As time passes, though, the ritual shifts. When they are in their forties, Danny says that “The fact that we were parked there now was really just an act of nostalgia, not for the people we’d been when we lived in the house, but for the people we’d been when we parked on VanHoebeek Street for hours, smoking cigarettes” (234). The house “became the car”; if anyone had asked where Danny came from, he would have said, “I was from the strip of asphalt in front of what had been the Buchsbaums’ house” (235). These early years were thus formative years for the siblings as they worked out who they were, what their lives were going to be, and how to consider their past.

Celeste, regardless of the fact that her analysis partly comes from a place of selfishness, can see that what Danny and Maeve have been doing is deleterious to their mental health. She lambasts their behavior, saying, “It’s like you’re Hansel and Gretel. You just keep walking through the dark woods holding hands no matter how old you are. Do you ever get tired of reminiscing?” (237.) This question is answered soon enough, for when Maeve and Danny go to the house in the early morning after Maeve's health scare at the ballet, they have an encounter of sorts with Andrea that forever changes their perspective of what they’re doing.
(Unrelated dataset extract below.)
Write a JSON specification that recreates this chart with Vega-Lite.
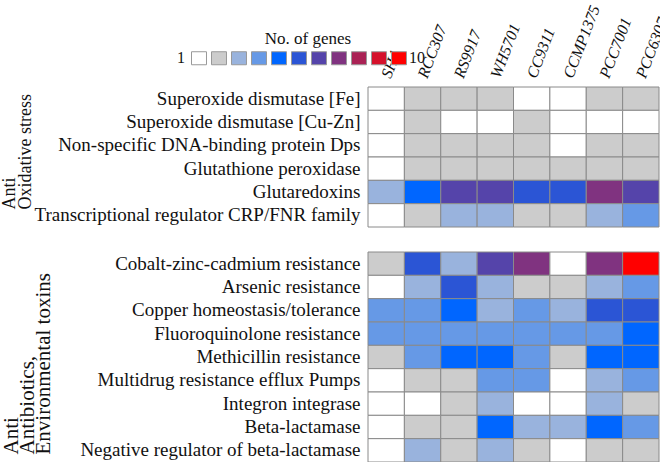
{
  "$schema": "https://vega.github.io/schema/vega-lite/v6.json",
  "padding": {"left": 0, "top": 2, "right": 0, "bottom": 0},
  "background": "white",
  "spacing": 23,
  "config": {"view": {"stroke": null}, "font": "Liberation Serif"},
  "data": {"values": [
    {"g":"A","f":"Superoxide dismutase [Fe]","s":"SH4","n":0},
    {"g":"A","f":"Superoxide dismutase [Fe]","s":"RCC307","n":1},
    {"g":"A","f":"Superoxide dismutase [Fe]","s":"RS9917","n":1},
    {"g":"A","f":"Superoxide dismutase [Fe]","s":"WH5701","n":1},
    {"g":"A","f":"Superoxide dismutase [Fe]","s":"CC9311","n":0},
    {"g":"A","f":"Superoxide dismutase [Fe]","s":"CCMP1375","n":0},
    {"g":"A","f":"Superoxide dismutase [Fe]","s":"PCC7001","n":1},
    {"g":"A","f":"Superoxide dismutase [Fe]","s":"PCC6307","n":1},
    {"g":"A","f":"Superoxide dismutase [Cu-Zn]","s":"SH4","n":0},
    {"g":"A","f":"Superoxide dismutase [Cu-Zn]","s":"RCC307","n":1},
    {"g":"A","f":"Superoxide dismutase [Cu-Zn]","s":"RS9917","n":0},
    {"g":"A","f":"Superoxide dismutase [Cu-Zn]","s":"WH5701","n":0},
    {"g":"A","f":"Superoxide dismutase [Cu-Zn]","s":"CC9311","n":1},
    {"g":"A","f":"Superoxide dismutase [Cu-Zn]","s":"CCMP1375","n":0},
    {"g":"A","f":"Superoxide dismutase [Cu-Zn]","s":"PCC7001","n":0},
    {"g":"A","f":"Superoxide dismutase [Cu-Zn]","s":"PCC6307","n":0},
    {"g":"A","f":"Non-specific DNA-binding protein Dps","s":"SH4","n":0},
    {"g":"A","f":"Non-specific DNA-binding protein Dps","s":"RCC307","n":1},
    {"g":"A","f":"Non-specific DNA-binding protein Dps","s":"RS9917","n":1},
    {"g":"A","f":"Non-specific DNA-binding protein Dps","s":"WH5701","n":1},
    {"g":"A","f":"Non-specific DNA-binding protein Dps","s":"CC9311","n":1},
    {"g":"A","f":"Non-specific DNA-binding protein Dps","s":"CCMP1375","n":0},
    {"g":"A","f":"Non-specific DNA-binding protein Dps","s":"PCC7001","n":1},
    {"g":"A","f":"Non-specific DNA-binding protein Dps","s":"PCC6307","n":1},
    {"g":"A","f":"Glutathione peroxidase","s":"SH4","n":0},
    {"g":"A","f":"Glutathione peroxidase","s":"RCC307","n":1},
    {"g":"A","f":"Glutathione peroxidase","s":"RS9917","n":1},
    {"g":"A","f":"Glutathione peroxidase","s":"WH5701","n":1},
    {"g":"A","f":"Glutathione peroxidase","s":"CC9311","n":1},
    {"g":"A","f":"Glutathione peroxidase","s":"CCMP1375","n":1},
    {"g":"A","f":"Glutathione peroxidase","s":"PCC7001","n":1},
    {"g":"A","f":"Glutathione peroxidase","s":"PCC6307","n":1},
    {"g":"A","f":"Glutaredoxins","s":"SH4","n":2},
    {"g":"A","f":"Glutaredoxins","s":"RCC307","n":4},
    {"g":"A","f":"Glutaredoxins","s":"RS9917","n":6},
    {"g":"A","f":"Glutaredoxins","s":"WH5701","n":6},
    {"g":"A","f":"Glutaredoxins","s":"CC9311","n":5},
    {"g":"A","f":"Glutaredoxins","s":"CCMP1375","n":5},
    {"g":"A","f":"Glutaredoxins","s":"PCC7001","n":7},
    {"g":"A","f":"Glutaredoxins","s":"PCC6307","n":6},
    {"g":"A","f":"Transcriptional regulator CRP/FNR family","s":"SH4","n":0},
    {"g":"A","f":"Transcriptional regulator CRP/FNR family","s":"RCC307","n":1},
    {"g":"A","f":"Transcriptional regulator CRP/FNR family","s":"RS9917","n":2},
    {"g":"A","f":"Transcriptional regulator CRP/FNR family","s":"WH5701","n":2},
    {"g":"A","f":"Transcriptional regulator CRP/FNR family","s":"CC9311","n":1},
    {"g":"A","f":"Transcriptional regulator CRP/FNR family","s":"CCMP1375","n":1},
    {"g":"A","f":"Transcriptional regulator CRP/FNR family","s":"PCC7001","n":2},
    {"g":"A","f":"Transcriptional regulator CRP/FNR family","s":"PCC6307","n":3},
    {"g":"B","f":"Cobalt-zinc-cadmium resistance","s":"SH4","n":1},
    {"g":"B","f":"Cobalt-zinc-cadmium resistance","s":"RCC307","n":5},
    {"g":"B","f":"Cobalt-zinc-cadmium resistance","s":"RS9917","n":2},
    {"g":"B","f":"Cobalt-zinc-cadmium resistance","s":"WH5701","n":6},
    {"g":"B","f":"Cobalt-zinc-cadmium resistance","s":"CC9311","n":7},
    {"g":"B","f":"Cobalt-zinc-cadmium resistance","s":"CCMP1375","n":0},
    {"g":"B","f":"Cobalt-zinc-cadmium resistance","s":"PCC7001","n":7},
    {"g":"B","f":"Cobalt-zinc-cadmium resistance","s":"PCC6307","n":10},
    {"g":"B","f":"Arsenic resistance","s":"SH4","n":0},
    {"g":"B","f":"Arsenic resistance","s":"RCC307","n":2},
    {"g":"B","f":"Arsenic resistance","s":"RS9917","n":5},
    {"g":"B","f":"Arsenic resistance","s":"WH5701","n":2},
    {"g":"B","f":"Arsenic resistance","s":"CC9311","n":1},
    {"g":"B","f":"Arsenic resistance","s":"CCMP1375","n":1},
    {"g":"B","f":"Arsenic resistance","s":"PCC7001","n":2},
    {"g":"B","f":"Arsenic resistance","s":"PCC6307","n":3},
    {"g":"B","f":"Copper homeostasis/tolerance","s":"SH4","n":3},
    {"g":"B","f":"Copper homeostasis/tolerance","s":"RCC307","n":3},
    {"g":"B","f":"Copper homeostasis/tolerance","s":"RS9917","n":4},
    {"g":"B","f":"Copper homeostasis/tolerance","s":"WH5701","n":2},
    {"g":"B","f":"Copper homeostasis/tolerance","s":"CC9311","n":3},
    {"g":"B","f":"Copper homeostasis/tolerance","s":"CCMP1375","n":2},
    {"g":"B","f":"Copper homeostasis/tolerance","s":"PCC7001","n":5},
    {"g":"B","f":"Copper homeostasis/tolerance","s":"PCC6307","n":5},
    {"g":"B","f":"Fluoroquinolone resistance","s":"SH4","n":3},
    {"g":"B","f":"Fluoroquinolone resistance","s":"RCC307","n":3},
    {"g":"B","f":"Fluoroquinolone resistance","s":"RS9917","n":3},
    {"g":"B","f":"Fluoroquinolone resistance","s":"WH5701","n":3},
    {"g":"B","f":"Fluoroquinolone resistance","s":"CC9311","n":3},
    {"g":"B","f":"Fluoroquinolone resistance","s":"CCMP1375","n":3},
    {"g":"B","f":"Fluoroquinolone resistance","s":"PCC7001","n":3},
    {"g":"B","f":"Fluoroquinolone resistance","s":"PCC6307","n":4},
    {"g":"B","f":"Methicillin resistance","s":"SH4","n":1},
    {"g":"B","f":"Methicillin resistance","s":"RCC307","n":3},
    {"g":"B","f":"Methicillin resistance","s":"RS9917","n":4},
    {"g":"B","f":"Methicillin resistance","s":"WH5701","n":4},
    {"g":"B","f":"Methicillin resistance","s":"CC9311","n":3},
    {"g":"B","f":"Methicillin resistance","s":"CCMP1375","n":1},
    {"g":"B","f":"Methicillin resistance","s":"PCC7001","n":4},
    {"g":"B","f":"Methicillin resistance","s":"PCC6307","n":4},
    {"g":"B","f":"Multidrug resistance efflux Pumps","s":"SH4","n":0},
    {"g":"B","f":"Multidrug resistance efflux Pumps","s":"RCC307","n":1},
    {"g":"B","f":"Multidrug resistance efflux Pumps","s":"RS9917","n":1},
    {"g":"B","f":"Multidrug resistance efflux Pumps","s":"WH5701","n":3},
    {"g":"B","f":"Multidrug resistance efflux Pumps","s":"CC9311","n":3},
    {"g":"B","f":"Multidrug resistance efflux Pumps","s":"CCMP1375","n":0},
    {"g":"B","f":"Multidrug resistance efflux Pumps","s":"PCC7001","n":2},
    {"g":"B","f":"Multidrug resistance efflux Pumps","s":"PCC6307","n":3},
    {"g":"B","f":"Integron integrase","s":"SH4","n":0},
    {"g":"B","f":"Integron integrase","s":"RCC307","n":0},
    {"g":"B","f":"Integron integrase","s":"RS9917","n":1},
    {"g":"B","f":"Integron integrase","s":"WH5701","n":2},
    {"g":"B","f":"Integron integrase","s":"CC9311","n":0},
    {"g":"B","f":"Integron integrase","s":"CCMP1375","n":0},
    {"g":"B","f":"Integron integrase","s":"PCC7001","n":2},
    {"g":"B","f":"Integron integrase","s":"PCC6307","n":1},
    {"g":"B","f":"Beta-lactamase","s":"SH4","n":0},
    {"g":"B","f":"Beta-lactamase","s":"RCC307","n":1},
    {"g":"B","f":"Beta-lactamase","s":"RS9917","n":1},
    {"g":"B","f":"Beta-lactamase","s":"WH5701","n":4},
    {"g":"B","f":"Beta-lactamase","s":"CC9311","n":2},
    {"g":"B","f":"Beta-lactamase","s":"CCMP1375","n":2},
    {"g":"B","f":"Beta-lactamase","s":"PCC7001","n":4},
    {"g":"B","f":"Beta-lactamase","s":"PCC6307","n":3},
    {"g":"B","f":"Negative regulator of beta-lactamase","s":"SH4","n":0},
    {"g":"B","f":"Negative regulator of beta-lactamase","s":"RCC307","n":2},
    {"g":"B","f":"Negative regulator of beta-lactamase","s":"RS9917","n":1},
    {"g":"B","f":"Negative regulator of beta-lactamase","s":"WH5701","n":2},
    {"g":"B","f":"Negative regulator of beta-lactamase","s":"CC9311","n":1},
    {"g":"B","f":"Negative regulator of beta-lactamase","s":"CCMP1375","n":0},
    {"g":"B","f":"Negative regulator of beta-lactamase","s":"PCC7001","n":1},
    {"g":"B","f":"Negative regulator of beta-lactamase","s":"PCC6307","n":1}
  ]},
  "vconcat": [
    {
      "width": 291,
      "height": 140,
      "transform": [{"filter": "datum.g == 'A'"}],
      "mark": {"type": "rect", "stroke": "#8a8a8a", "strokeWidth": 1},
      "encoding": {
        "x": {
          "field": "s", "type": "nominal",
          "sort": ["SH4","RCC307","RS9917","WH5701","CC9311","CCMP1375","PCC7001","PCC6307"],
          "scale": {"paddingInner": 0, "paddingOuter": 0},
          "axis": {"orient": "top", "title": null, "labelAngle": -69, "labelFont": "Liberation Serif", "labelFontStyle": "italic", "labelFontSize": 16, "labelColor": "#111", "ticks": false, "domain": false, "labelPadding": 10, "labelAlign": "left", "labelBaseline": "middle"}
        },
        "y": {
          "field": "f", "type": "nominal",
          "sort": ["Superoxide dismutase [Fe]","Superoxide dismutase [Cu-Zn]","Non-specific DNA-binding protein Dps","Glutathione peroxidase","Glutaredoxins","Transcriptional regulator CRP/FNR family"],
          "scale": {"paddingInner": 0, "paddingOuter": 0},
          "axis": {"title": ["Anti", "Oxidative stress"], "labelFontSize": 19, "labelFont": "Liberation Serif", "labelColor": "#111", "labelPadding": 8, "labelLimit": 400, "ticks": false, "domain": false, "titleFont": "Liberation Serif", "titleFontSize": 18, "titleFontWeight": "normal", "titleColor": "#111", "titleAngle": 270, "titleAlign": "left", "titleBaseline": "top", "titleX": -368, "titleY": 122, "titleLineHeight": 16}
        },
        "color": {
          "field": "n", "type": "ordinal",
          "scale": {"domain": [0,1,2,3,4,5,6,7,8,9,10], "range": ["#ffffff","#cccccc","#99b3dd","#6699e6","#0066ff","#2b55d5","#5544aa","#803380","#aa2255","#d5112b","#ff0000"]},
          "legend": {
            "title": "No. of genes", "orient": "none", "legendX": -177, "legendY": -56, "direction": "horizontal", "columns": 11, "gridAlign": "each",
            "columnPadding": 0, "rowPadding": 0, "padding": 0,
            "symbolType": "M-1.43,-1.24L1.43,-1.24L1.43,1.24L-1.43,1.24Z", "symbolSize": 110, "symbolStrokeColor": "#999999", "symbolStrokeWidth": 1,
            "titleFont": "Liberation Serif", "titleFontSize": 17, "titleFontWeight": "normal", "titleColor": "#111", "titleAnchor": "middle", "titlePadding": 2,
            "labelFont": "Liberation Serif", "labelFontSize": 16, "labelColor": "#111", "labelOffset": 0,
            "labelExpr": "datum.value == 0 ? '1' : (datum.value == 10 ? '10' : '')",
            "encode": {"labels": {"update": {
              "align": {"signal": "datum.value == 0 ? 'right' : 'left'"},
              "dx": {"signal": "datum.value == 0 ? -22 : (datum.value == 10 ? 2 : 0)"}
            }}}
          }
        }
      }
    },
    {
      "width": 291,
      "height": 210,
      "transform": [{"filter": "datum.g == 'B'"}],
      "mark": {"type": "rect", "stroke": "#8a8a8a", "strokeWidth": 1},
      "encoding": {
        "x": {
          "field": "s", "type": "nominal",
          "sort": ["SH4","RCC307","RS9917","WH5701","CC9311","CCMP1375","PCC7001","PCC6307"],
          "scale": {"paddingInner": 0, "paddingOuter": 0},
          "axis": null
        },
        "y": {
          "field": "f", "type": "nominal",
          "sort": ["Cobalt-zinc-cadmium resistance","Arsenic resistance","Copper homeostasis/tolerance","Fluoroquinolone resistance","Methicillin resistance","Multidrug resistance efflux Pumps","Integron integrase","Beta-lactamase","Negative regulator of beta-lactamase"],
          "scale": {"paddingInner": 0, "paddingOuter": 0},
          "axis": {"title": ["Anti", "Antibiotics,", "Environmental toxins"], "labelFontSize": 19, "labelFont": "Liberation Serif", "labelColor": "#111", "labelPadding": 8, "labelLimit": 400, "ticks": false, "domain": false, "titleFont": "Liberation Serif", "titleFontSize": 21, "titleFontWeight": "normal", "titleColor": "#111", "titleAngle": 270, "titleAlign": "left", "titleBaseline": "top", "titleX": -368, "titleY": 202, "titleLineHeight": 16}
        },
        "color": {
          "field": "n", "type": "ordinal",
          "scale": {"domain": [0,1,2,3,4,5,6,7,8,9,10], "range": ["#ffffff","#cccccc","#99b3dd","#6699e6","#0066ff","#2b55d5","#5544aa","#803380","#aa2255","#d5112b","#ff0000"]},
          "legend": null
        }
      }
    }
  ]
}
While sitting in the car, Andrea comes outside and Maeve and Danny think she sees them. It does not appear that she does, and in retrospect we know that she is already probably suffering some sort of cognitive trouble, but it is enough that they realize it was a possibility. Maeve tells her brother it felt like she was having a heart attack, and she is ready to decide that she is done with Andrea and the house. Danny, too, has been shocked into this realization, thinking that “we had made a fetish out of our misfortune, fallen in love with it. I was sickened to realize we’d kept it going for so long, not that we had decided to stop” (255). He also validates Celeste, thinking about “all the years she told me how insane it was that Maeve and I parked in front of the house we had lived in as children, and how I thought the problem was that she could never understand” (255). Maeve and Danny wonder what would have happened if Andrea had scared them twenty years ago—if it would have changed the course of their lives. Now, the question is: is it too late to change?